The problem with 'fast' telephoto zooms, such as the typical 70-200mm f/2.8 lens favored by pros, is that they're big and heavy. Placing these on the front of a fairlyy small camera like the EOS Rebel SL3 / 250D or even the EOS 90D leads to a hefty imbalance. As a compromise, you could go for a lens like this, which is an f/stop slower but offers a constant f/4 throughout the zoom range. There's also all the bonuses that an "L-series" offers, including weather sealing and optical excellence. All of this in a package which is around half the weight of most 70-200mm f/2.8 zooms. On top of all that, sharpness and contrast are superb, while the ring-type ultrasonic autofocus system is super speedy.
Great-value option: Sigma 70-200mm f/2.8 EX DG OS HSM
A great bargain buy, the Sigma has the faster, often favored f/2.8 aperture rating and is a very good performer, although it lacks weather seals.

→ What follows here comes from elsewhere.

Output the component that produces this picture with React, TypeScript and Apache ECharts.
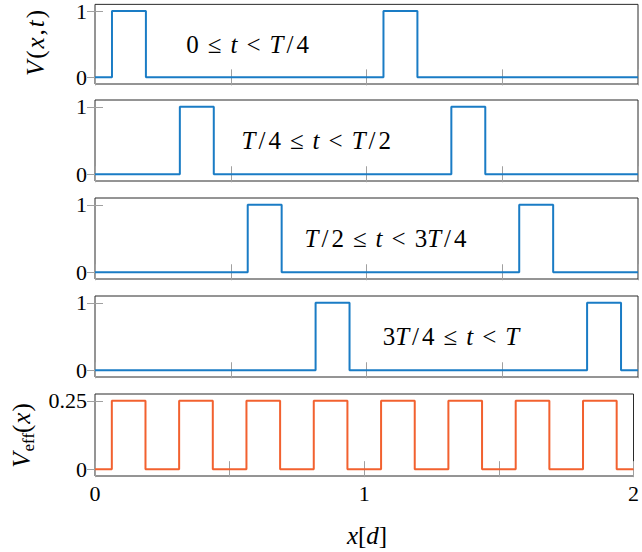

Despite the fact that this lens delivers a ridiculous long effective focal length of 960mm at its longest end of its zoom range when used with an APS-C format body, it's surprisingly not too much of a monster. Coming in at less than 2kg, it's the ideal option for wildlife photographers - indeed it's almost a kilogram lighter than Sigma's 150-600mm Sport lens. You get many of the same features as its bigger sibling, including dual, switchable autofocus modes, dual-mode stabilization and a dual-position autofocus range limiter. You also get the same zoom lock mechanism which lets you lock the lens at any marked (numbered) position. As for performance, that's great too with fantastic autofocus speeds, stabilisation and sharpness. Handling is also great, too.
Great-value option: Sigma 100-400mm f/5-6.3 DG OS HSM | C
The maximum focal length is comparatively modest but Sigma’s Contemporary class super-telephoto zoom is nicely compact and lightweight, making prolonged handheld shooting less of a strain.